At first she thought she must be imagining it. She was reminded of how the smell of the cadaver had pursued her even when she was miles away from the Dissecting Room. How strange: she hadn’t thought about that for years. But now, she remembered lying in bed at night, sniffing her fingers, always catching the whiff of formaldehyde though it couldn’t possibly have been there. Warily, she lifted her fingers to her nose, relieved to find only the familiar smells of oil and turps. No, the smell was just her imagination running away with her. She had to get a grip, stop thinking about the uniform, thrust it away again out of sight. And for a time she succeeded: the smell did seem to go away, only to return, a few days later, even more pungent than before.

She couldn’t finish the portrait, or rather she couldn’t trust herself to recognize the moment when it was finished. Her judgement had deserted her. A morning came when she hardly managed to work at all. Toby’s features eluded her; his face seemed to be sliding in and out of focus. She took a short break and tried again, but it was no use. Tiredness; she’d been working too hard. This time, she gave herself several days off, only to find, when she returned to the studio, that she couldn’t paint at all.

The clothes in the attic drew her to them. For days the smell had been particularly strong, especially in the corridor outside his room. At last, early one morning when it was no more than half light, she steeled herself to go upstairs to the attic. Madly, she managed to convince herself there would be nothing there. Rats and mice would have eaten them. So it was a shock to grope behind the old rug and the blankets she’d piled in front of them and find them still there, instantly recognizable to her probing fingertips by the cardboard stiffness of the cloth. She pulled the tunic clear of the wrapping and shook it, producing such a cloud of dust she started to cough. Then she wrapped the paper round the clothes again and carried them down the narrow stairs, clinging on to the banisters with an old woman’s fear of falling. If she fell now she could lie here for days.

At the foot of the stairs she hesitated, cradling the lifeless bundle in her arms, wondering where to take it, but these were his things: they belonged in his room.

She dropped the parcel on the floor beside the bed, and knelt down to look at the clothes. The smell was still there, but fainter now. This was hardly reassuring, since it meant she must have been imagining it, in part at least. On a sudden impulse, she began laying out the garments on the bed: the peaked cap, the tunic, the Sam Browne belt and revolver case, breeches, putties, boots … And there he was, his body shaped by the clothes he’d worn in life.

The smell was getting stronger again. Nothing else, nothing, could have made her want to imagine how he’d died. No words, no photographs, would have been powerful enough to break the taboo she’d imposed on herself: that the war was not to be acknowledged. But now smell, the most primitive of the senses, the one most closely linked to memory and desire, had swept all that away.
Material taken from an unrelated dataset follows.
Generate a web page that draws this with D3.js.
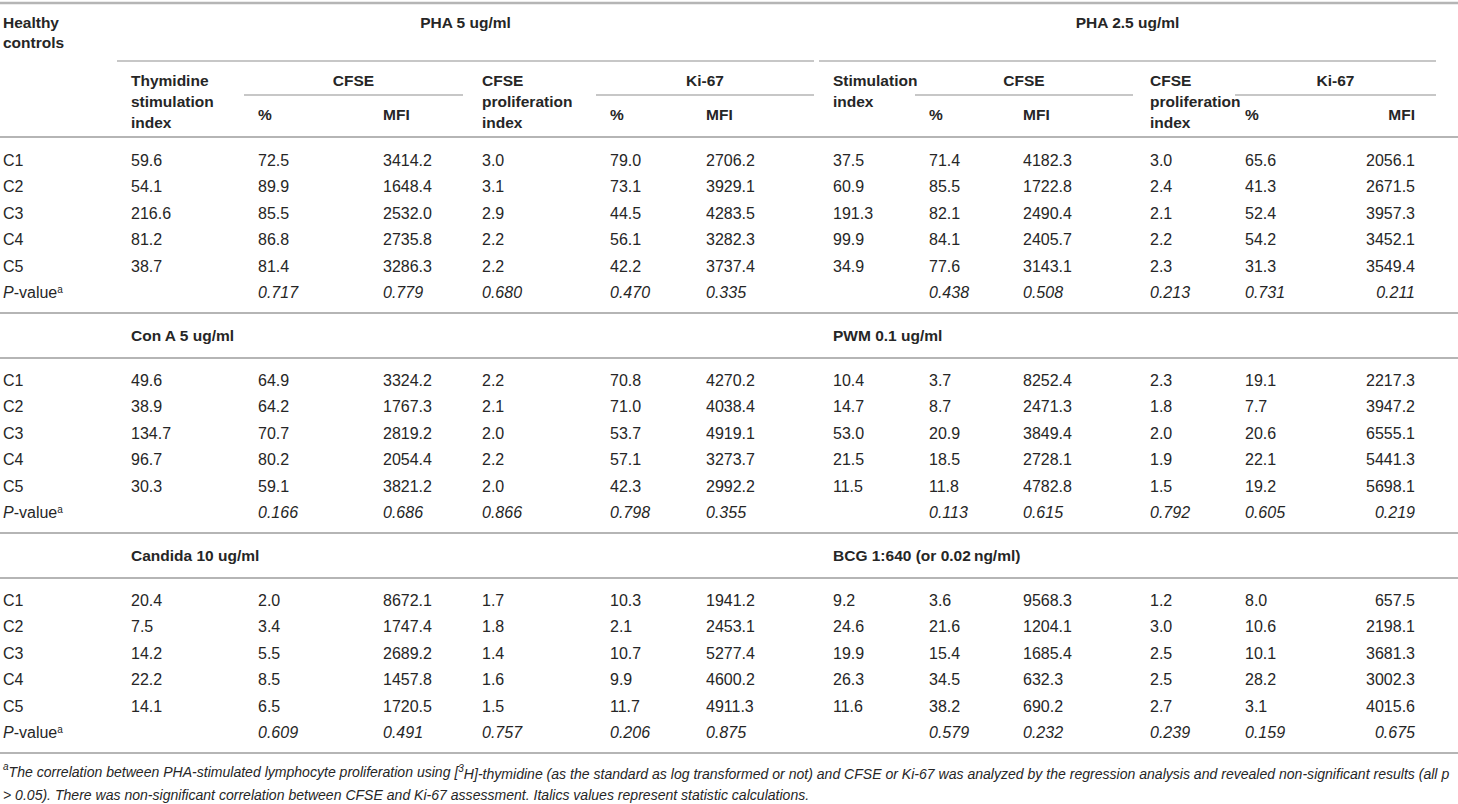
<!DOCTYPE html>
<html>
<head>
<meta charset="utf-8">
<script src="https://cdn.jsdelivr.net/npm/d3@7"></script>
<style>
  body { margin: 0; background: #fff; }
  text { font-family: "Liberation Sans", Arial, sans-serif; fill: #262626; }
</style>
</head>
<body>
<script>
(() => {
    // ---- data ----
    let donors = ["C1", "C2", "C3", "C4", "C5"];
    let groupTitles = ["PHA 5 ug/ml", "PHA 2.5 ug/ml"];
    let sectionTitles = [
        ["PHA 5 ug/ml", "PHA 2.5 ug/ml"],
        ["Con A 5 ug/ml", "PWM 0.1 ug/ml"],
        ["Candida 10 ug/ml", "BCG 1:640 (or 0.02\u2009ng/ml)"]
    ];

    // columns per half: stimulation index, CFSE %, CFSE MFI, CFSE prolif index, Ki-67 %, Ki-67 MFI
    let pha5 = [
        [59.6, 54.1, 216.6, 81.2, 38.7],
        [72.5, 89.9, 85.5, 86.8, 81.4],
        [3414.2, 1648.4, 2532.0, 2735.8, 3286.3],
        [3.0, 3.1, 2.9, 2.2, 2.2],
        [79.0, 73.1, 44.5, 56.1, 42.2],
        [2706.2, 3929.1, 4283.5, 3282.3, 3737.4]
    ];
    let pha5P = [0.717, 0.779, 0.680, 0.470, 0.335];

    let pha25 = [
        [37.5, 60.9, 191.3, 99.9, 34.9],
        [71.4, 85.5, 82.1, 84.1, 77.6],
        [4182.3, 1722.8, 2490.4, 2405.7, 3143.1],
        [3.0, 2.4, 2.1, 2.2, 2.3],
        [65.6, 41.3, 52.4, 54.2, 31.3],
        [2056.1, 2671.5, 3957.3, 3452.1, 3549.4]
    ];
    let pha25P = [0.438, 0.508, 0.213, 0.731, 0.211];

    let conA = [
        [49.6, 38.9, 134.7, 96.7, 30.3],
        [64.9, 64.2, 70.7, 80.2, 59.1],
        [3324.2, 1767.3, 2819.2, 2054.4, 3821.2],
        [2.2, 2.1, 2.0, 2.2, 2.0],
        [70.8, 71.0, 53.7, 57.1, 42.3],
        [4270.2, 4038.4, 4919.1, 3273.7, 2992.2]
    ];
    let conAP = [0.166, 0.686, 0.866, 0.798, 0.355];

    let pwm = [
        [10.4, 14.7, 53.0, 21.5, 11.5],
        [3.7, 8.7, 20.9, 18.5, 11.8],
        [8252.4, 2471.3, 3849.4, 2728.1, 4782.8],
        [2.3, 1.8, 2.0, 1.9, 1.5],
        [19.1, 7.7, 20.6, 22.1, 19.2],
        [2217.3, 3947.2, 6555.1, 5441.3, 5698.1]
    ];
    let pwmP = [0.113, 0.615, 0.792, 0.605, 0.219];

    let candida = [
        [20.4, 7.5, 14.2, 22.2, 14.1],
        [2.0, 3.4, 5.5, 8.5, 6.5],
        [8672.1, 1747.4, 2689.2, 1457.8, 1720.5],
        [1.7, 1.8, 1.4, 1.6, 1.5],
        [10.3, 2.1, 10.7, 9.9, 11.7],
        [1941.2, 2453.1, 5277.4, 4600.2, 4911.3]
    ];
    let candidaP = [0.609, 0.491, 0.757, 0.206, 0.875];

    let bcg = [
        [9.2, 24.6, 19.9, 26.3, 11.6],
        [3.6, 21.6, 15.4, 34.5, 38.2],
        [9568.3, 1204.1, 1685.4, 632.3, 690.2],
        [1.2, 3.0, 2.5, 2.5, 2.7],
        [8.0, 10.6, 10.1, 28.2, 3.1],
        [657.5, 2198.1, 3681.3, 3002.3, 4015.6]
    ];
    let bcgP = [0.579, 0.232, 0.239, 0.159, 0.675];

    let blocks = [
        [{ vals: pha5, p: pha5P }, { vals: pha25, p: pha25P }],
        [{ vals: conA, p: conAP }, { vals: pwm, p: pwmP }],
        [{ vals: candida, p: candidaP }, { vals: bcg, p: bcgP }]
    ];

    let leftHeads = [["Thymidine", "stimulation", "index"], null, null, ["CFSE", "proliferation", "index"], null, null];
    let rightHeads = [["Stimulation", "index"], null, null, ["CFSE", "proliferation", "index"], null, null];
    let spanHeads = ["CFSE", "Ki-67"];
    let leafHeads = ["%", "MFI", "%", "MFI"];

    let footnote = [
        "The correlation between PHA-stimulated lymphocyte proliferation using [",
        "H]-thymidine (as the standard as log transformed or not) and CFSE or Ki-67 was analyzed by the regression analysis and revealed non-significant results (all p",
        "> 0.05). There was non-significant correlation between CFSE and Ki-67 assessment. Italics values represent statistic calculations."
    ];

    // ---- layout ----
    let w = 1458;
    let h = 804;
    let lineColor = "#b5b5b5";

    let svg = d3.select("body")
        .append("svg")
        .attr("width", w)
        .attr("height", h);

    let colKeys = ["L0", "L1", "L2", "L3", "L4", "L5", "R0", "R1", "R2", "R3", "R4", "R5"];
    let colX = d3.scaleOrdinal()
        .domain(colKeys)
        .range([131, 258, 383, 482, 610, 706, 833, 929, 1023, 1150, 1245, 1415]);
    let anchorOf = (k) => k === "R5" ? "end" : "start";

    let yBlock = d3.scaleLinear().domain([0, 2]).range([160, 600]);
    let yRow = d3.scaleLinear().domain([0, 5]).range([0, 132.5]);

    let hline = (x1, x2, y, sw) => {
        svg.append("line")
            .attr("x1", x1).attr("x2", x2)
            .attr("y1", y).attr("y2", y)
            .attr("stroke", lineColor)
            .attr("stroke-width", sw);
    };

    // header
    hline(0, w, 3, 2.5);
    hline(117, 814, 61, 1.5);
    hline(819, 1436, 61, 1.5);
    hline(244, 463, 95, 1.5);
    hline(596, 814, 95, 1.5);
    hline(915, 1133, 95, 1.5);
    hline(1235, 1436, 95, 1.5);
    hline(0, w, 137, 2);

    let head = svg.append("g")
        .attr("font-weight", "bold")
        .attr("font-size", "15.5px");

    head.selectAll("text.hc")
        .data(["Healthy", "controls"])
        .enter()
        .append("text")
        .attr("x", 3)
        .attr("y", (d, i) => 23 + i * 20)
        .attr("dy", "0.35em")
        .text(d => d);

    head.selectAll("text.grp")
        .data(groupTitles)
        .enter()
        .append("text")
        .attr("x", (d, i) => i === 0 ? (117 + 814) / 2 : (819 + 1436) / 2)
        .attr("y", 23)
        .attr("dy", "0.35em")
        .attr("text-anchor", "middle")
        .text(d => d);

    let multiHead = (heads, side) => {
        heads.forEach((lines, i) => {
            if (!lines) return;
            head.selectAll(null)
                .data(lines)
                .enter()
                .append("text")
                .attr("x", colX(side + i))
                .attr("y", (d, j) => 81 + j * 21)
                .attr("dy", "0.35em")
                .text(d => d);
        });
    };
    multiHead(leftHeads, "L");
    multiHead(rightHeads, "R");

    let spans = [[244, 463], [596, 814], [915, 1133], [1235, 1436]];
    head.selectAll("text.span")
        .data(spans)
        .enter()
        .append("text")
        .attr("x", d => (d[0] + d[1]) / 2)
        .attr("y", 81)
        .attr("dy", "0.35em")
        .attr("text-anchor", "middle")
        .text((d, i) => spanHeads[i % 2]);

    let leafCols = ["L1", "L2", "L4", "L5", "R1", "R2", "R4", "R5"];
    head.selectAll("text.leaf")
        .data(leafCols)
        .enter()
        .append("text")
        .attr("x", d => colX(d))
        .attr("y", 115)
        .attr("dy", "0.35em")
        .attr("text-anchor", d => anchorOf(d))
        .text((d, i) => leafHeads[i % 4]);

    // body blocks
    let body = svg.append("g").attr("font-size", "16px");

    blocks.forEach((pair, b) => {
        let top = yBlock(b);

        if (b > 0) {
            // section title row between lines
            hline(0, w, top - 22, 2);
            ["L0", "R0"].forEach((k, s) => {
                body.append("text")
                    .attr("x", colX(k))
                    .attr("y", top - 44)
                    .attr("dy", "0.35em")
                    .attr("font-weight", "bold")
                    .attr("font-size", "15.5px")
                    .text(sectionTitles[b][s]);
            });
        }

        let g = body.append("g");

        g.selectAll("text.donor")
            .data(donors)
            .enter()
            .append("text")
            .attr("x", 3)
            .attr("y", (d, i) => top + yRow(i))
            .attr("dy", "0.35em")
            .text(d => d);

        let pLabel = g.append("text")
            .attr("x", 3)
            .attr("y", top + yRow(5))
            .attr("dy", "0.35em");
        pLabel.append("tspan").attr("font-style", "italic").text("P");
        pLabel.append("tspan").text("-value");
        pLabel.append("tspan")
            .attr("font-size", "10px")
            .attr("dy", "-0.55em")
            .text("a");

        pair.forEach((blk, s) => {
            let side = s === 0 ? "L" : "R";
            let cells = [];
            blk.vals.forEach((col, c) => {
                col.forEach((v, r) => cells.push({ key: side + c, r: r, v: v }));
            });

            g.selectAll(null)
                .data(cells)
                .enter()
                .append("text")
                .attr("x", d => colX(d.key))
                .attr("y", d => top + yRow(d.r))
                .attr("dy", "0.35em")
                .attr("text-anchor", d => anchorOf(d.key))
                .text(d => d.v.toFixed(1));

            g.selectAll(null)
                .data(blk.p)
                .enter()
                .append("text")
                .attr("x", (d, i) => colX(side + (i + 1)))
                .attr("y", top + yRow(5))
                .attr("dy", "0.35em")
                .attr("font-style", "italic")
                .attr("text-anchor", (d, i) => anchorOf(side + (i + 1)))
                .text(d => d.toFixed(3));
        });

        hline(0, w, top + yRow(5) + 20.5, 2);
    });

    // footnote
    let fn = svg.append("g")
        .attr("font-style", "italic")
        .attr("font-size", "15px");

    let f1 = fn.append("text")
        .attr("x", 3)
        .attr("y", 775)
        .attr("dy", "0.35em");
    f1.append("tspan").attr("font-size", "10px").attr("dy", "-0.55em").text("a");
    f1.append("tspan").attr("dy", "0.55em").text(footnote[0]);
    f1.append("tspan").attr("font-size", "10px").attr("dy", "-0.55em").text("3");
    f1.append("tspan").attr("dy", "0.55em").text(footnote[1]);

    let f2 = fn.append("text")
        .attr("x", 3)
        .attr("y", 795)
        .attr("dy", "0.35em")
        .text(footnote[2]);

    // shrink footnote font so the first line fits the page width
    let len = f1.node().getComputedTextLength();
    let fs = 15 * Math.min(1, 1447 / len);
    fn.attr("font-size", fs + "px");
})();
</script>
</body>
</html>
Bullet wound, bayonet wound, shrapnel? She saw him staggering on a few paces before collapsing, lying under the patient stars, alone. Only that was nonsense, of course; if he’d died like that there’d have been a body. A grave. Even the cadaver she’d worked on all those years ago had been buried in the end. What she couldn’t grasp was the idea of a human being disintegrating; nothing left, not even a pile of greasy bones. And in only a second. Painless, everybody said. Yes, but also inhuman. Outside the natural order of things.